Who should skip it, or at least wait for the right mood? If a heroine who keeps making frustrating, self-sabotaging choices makes you want to close the book, this one will try your patience hard — Maxi does it a lot, by design. And if you need fast plot momentum, the deliberate pace may feel like wading. It rewards patience; it punishes impatience. Know which kind of reader you are today before you start.
Where to read it
Good news: this one is reasonably findable in English. The webtoon adaptation has been licensed on the major international webtoon platforms — the big apps that carry premium Korean romance fantasy and unlock early episodes with their "coin" systems — and the novel has circulated in English too. Availability and titles shift over time and by region, so search both the English name and 상수리나무 아래 if the first search comes up short. If you're new to figuring out which app has what, I lay out the legal options in my guide to where to read Korean webtoons. Whenever you can, read it on a licensed platform — it's the simplest way to support the creators directly.
Frequently asked questions
Is it completed? The web novel is finished; the webtoon adaptation is ongoing and still catching up to the source. So if you read the webtoon, be ready to wait between updates — or switch to the novel if you can't bear a cliffhanger.
Is it spicy? It has mature, romantic content woven through the relationship rather than tacked on — it's very much an adult romance, not a chaste one. If that's a dealbreaker either way, now you know going in.

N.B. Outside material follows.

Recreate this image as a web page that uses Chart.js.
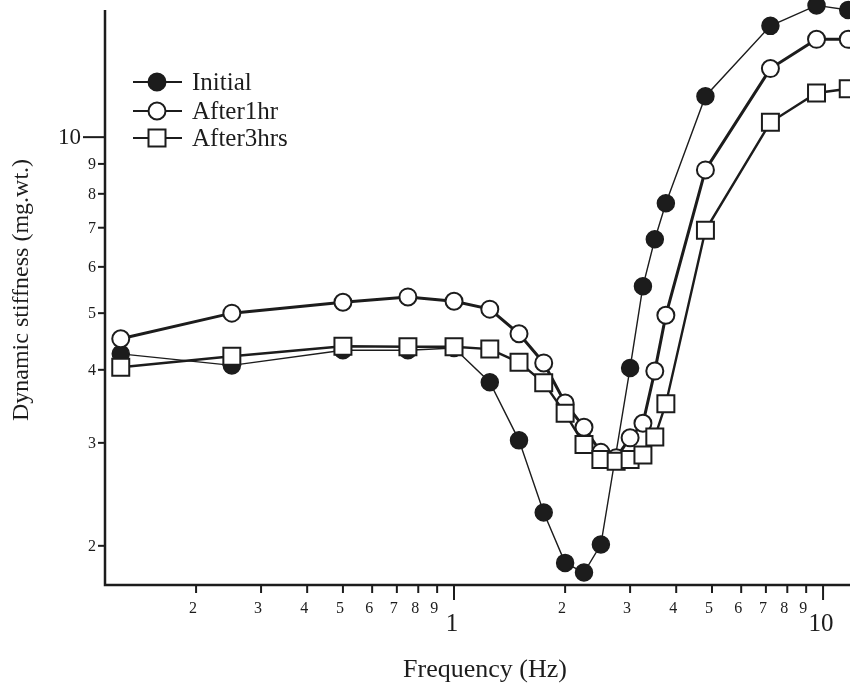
<!DOCTYPE html>
<html>
<head>
<meta charset="utf-8">
<script src="https://cdn.jsdelivr.net/npm/chart.js@4.4.0/dist/chart.umd.min.js"></script>
<style>
  html, body { margin: 0; padding: 0; background: #fff; }
  canvas { display: block; }
</style>
</head>
<body>
<canvas id="stiffness-chart" width="850" height="694"></canvas>
<script>
// frequencies (Hz) shared by the three runs
const frequencies = [0.125, 0.25, 0.5, 0.75, 1, 1.25, 1.5, 1.75, 2, 2.25, 2.5, 2.75, 3, 3.25, 3.5, 3.75, 4.8, 7.2, 9.6, 11.7];
// dynamic stiffness (mg.wt.)
const initial   = [4.26, 4.07, 4.32, 4.32, 4.36, 3.81, 3.03, 2.28, 1.87, 1.80, 2.01, null, 4.03, 5.56, 6.69, 7.71, 11.75, 15.5, 16.8, 16.5];
const after1hr  = [4.52, 5.0, 5.22, 5.33, 5.24, 5.08, 4.61, 4.11, 3.51, 3.19, 2.89, 2.83, 3.06, 3.24, 3.98, 4.96, 8.79, 13.1, 14.7, 14.7];
const after3hrs = [4.04, 4.22, 4.39, 4.38, 4.38, 4.34, 4.12, 3.80, 3.37, 2.98, 2.81, 2.79, 2.81, 2.86, 3.07, 3.50, 6.93, 10.6, 11.9, 12.1];

const seriesLabels = ['Initial', 'After1hr', 'After3hrs'];

// axis ticks
const xTicks = [0.2, 0.3, 0.4, 0.5, 0.6, 0.7, 0.8, 0.9, 1, 2, 3, 4, 5, 6, 7, 8, 9, 10];
const xTickLabels = ['2', '3', '4', '5', '6', '7', '8', '9', '1', '2', '3', '4', '5', '6', '7', '8', '9', '10'];
const yTicks = [2, 3, 4, 5, 6, 7, 8, 9, 10];
const yTickLabels = ['2', '3', '4', '5', '6', '7', '8', '9', '10'];

const ink = '#1c1c1c';
const serif = '"Liberation Serif", "DejaVu Serif", serif';

function points(values) {
  return frequencies.map((f, i) => ({ x: f, y: values[i] }));
}

// axes drawn in the old "paper" style: ticks outside, decade labels bigger
const paperAxes = {
  id: 'paperAxes',
  beforeDatasetsDraw(chart) {
    const { ctx, chartArea, scales } = chart;
    const xs = scales.x, ys = scales.y;
    const left = chartArea.left, bottom = chartArea.bottom;
    ctx.save();
    ctx.strokeStyle = ink;
    ctx.fillStyle = ink;
    ctx.lineWidth = 2.5;
    ctx.beginPath();
    ctx.moveTo(left, chartArea.top);
    ctx.lineTo(left, bottom);
    ctx.lineTo(chartArea.right, bottom);
    ctx.stroke();

    ctx.lineWidth = 2;
    ctx.textBaseline = 'middle';

    // x ticks
    ctx.textAlign = 'center';
    xTicks.forEach((v, i) => {
      const px = xs.getPixelForValue(v);
      const big = xTickLabels[i] === '1' || xTickLabels[i] === '10';
      ctx.beginPath();
      ctx.moveTo(px, bottom);
      ctx.lineTo(px, bottom + (big ? 15 : 8));
      ctx.stroke();
      ctx.font = (big ? 25 : 16) + 'px ' + serif;
      ctx.fillText(xTickLabels[i], big ? px - 2 : px - 3, big ? bottom + 39 : bottom + 24);
    });

    // y ticks
    ctx.textAlign = 'right';
    yTicks.forEach((v, i) => {
      const py = ys.getPixelForValue(v);
      const big = yTickLabels[i] === '10';
      ctx.beginPath();
      ctx.moveTo(left, py);
      ctx.lineTo(left - (big ? 22 : 7), py);
      ctx.stroke();
      ctx.font = (big ? 23 : 16) + 'px ' + serif;
      ctx.fillText(yTickLabels[i], big ? left - 24 : left - 9, py + 1);
    });

    // titles
    ctx.textAlign = 'center';
    ctx.font = '26px ' + serif;
    ctx.fillText('Frequency (Hz)', 485, 670);
    ctx.save();
    ctx.translate(22, 290);
    ctx.rotate(-Math.PI / 2);
    ctx.font = '24px ' + serif;
    ctx.fillText('Dynamic stiffness (mg.wt.)', 0, 0);
    ctx.restore();
    ctx.restore();
  },
  afterDatasetsDraw(chart) {
    // legend inside the plot, top left
    const { ctx } = chart;
    const rowsY = [82, 111, 138];
    ctx.save();
    chart.data.datasets.forEach((ds, i) => {
      const yy = rowsY[i];
      ctx.strokeStyle = ink;
      ctx.lineWidth = 2;
      ctx.beginPath();
      ctx.moveTo(133, yy);
      ctx.lineTo(182, yy);
      ctx.stroke();
      ctx.fillStyle = ds.pointBackgroundColor;
      ctx.beginPath();
      if (ds.pointStyle === 'rect') {
        ctx.rect(157 - 8.5, yy - 8.5, 17, 17);
      } else {
        ctx.arc(157, yy, 8.5, 0, Math.PI * 2);
      }
      ctx.fill();
      ctx.stroke();
      ctx.fillStyle = ink;
      ctx.font = '25px ' + serif;
      ctx.textAlign = 'left';
      ctx.textBaseline = 'middle';
      ctx.fillText(ds.label, 192, yy + 1);
    });
    ctx.restore();
  }
};

const ctx = document.getElementById('stiffness-chart').getContext('2d');
new Chart(ctx, {
  type: 'line',
  data: {
    datasets: [
      {
        label: seriesLabels[0],
        data: points(initial),
        borderColor: ink,
        borderWidth: 1.4,
        pointStyle: 'circle',
        pointRadius: 8.5,
        pointBackgroundColor: ink,
        pointBorderColor: ink,
        pointBorderWidth: 1.5,
        order: 3
      },
      {
        label: seriesLabels[1],
        data: points(after1hr),
        borderColor: ink,
        borderWidth: 3,
        pointStyle: 'circle',
        pointRadius: 8.5,
        pointBackgroundColor: '#ffffff',
        pointBorderColor: ink,
        pointBorderWidth: 2,
        order: 2
      },
      {
        label: seriesLabels[2],
        data: points(after3hrs),
        borderColor: ink,
        borderWidth: 2.4,
        pointStyle: 'rect',
        pointRadius: 12,
        pointBackgroundColor: '#ffffff',
        pointBorderColor: ink,
        pointBorderWidth: 2,
        order: 1
      }
    ]
  },
  options: {
    responsive: false,
    animation: false,
    devicePixelRatio: 1,
    spanGaps: true,
    layout: { autoPadding: false, padding: { left: 105, right: 0, top: 10, bottom: 109 } },
    elements: { line: { tension: 0 } },
    datasets: { line: { clip: false } },
    scales: {
      x: { type: 'logarithmic', min: 0.1133, max: 11.83, display: false },
      y: { type: 'logarithmic', min: 1.714, max: 16.5, display: false }
    },
    plugins: {
      legend: { display: false },
      tooltip: { enabled: false }
    }
  },
  plugins: [paperAxes]
});
</script>
</body>
</html>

I bounced off the heroine early. Should I push on? Honestly, maybe. Maxi is a hard sell in the opening chapters precisely because she's so beaten down. If your frustration is the "ugh, I wish she'd see her own worth" kind, that's the story working and the payoff is coming. If it's pure irritation with no investment, it's okay to set it aside — not every beloved book is everyone's book, and that's fine.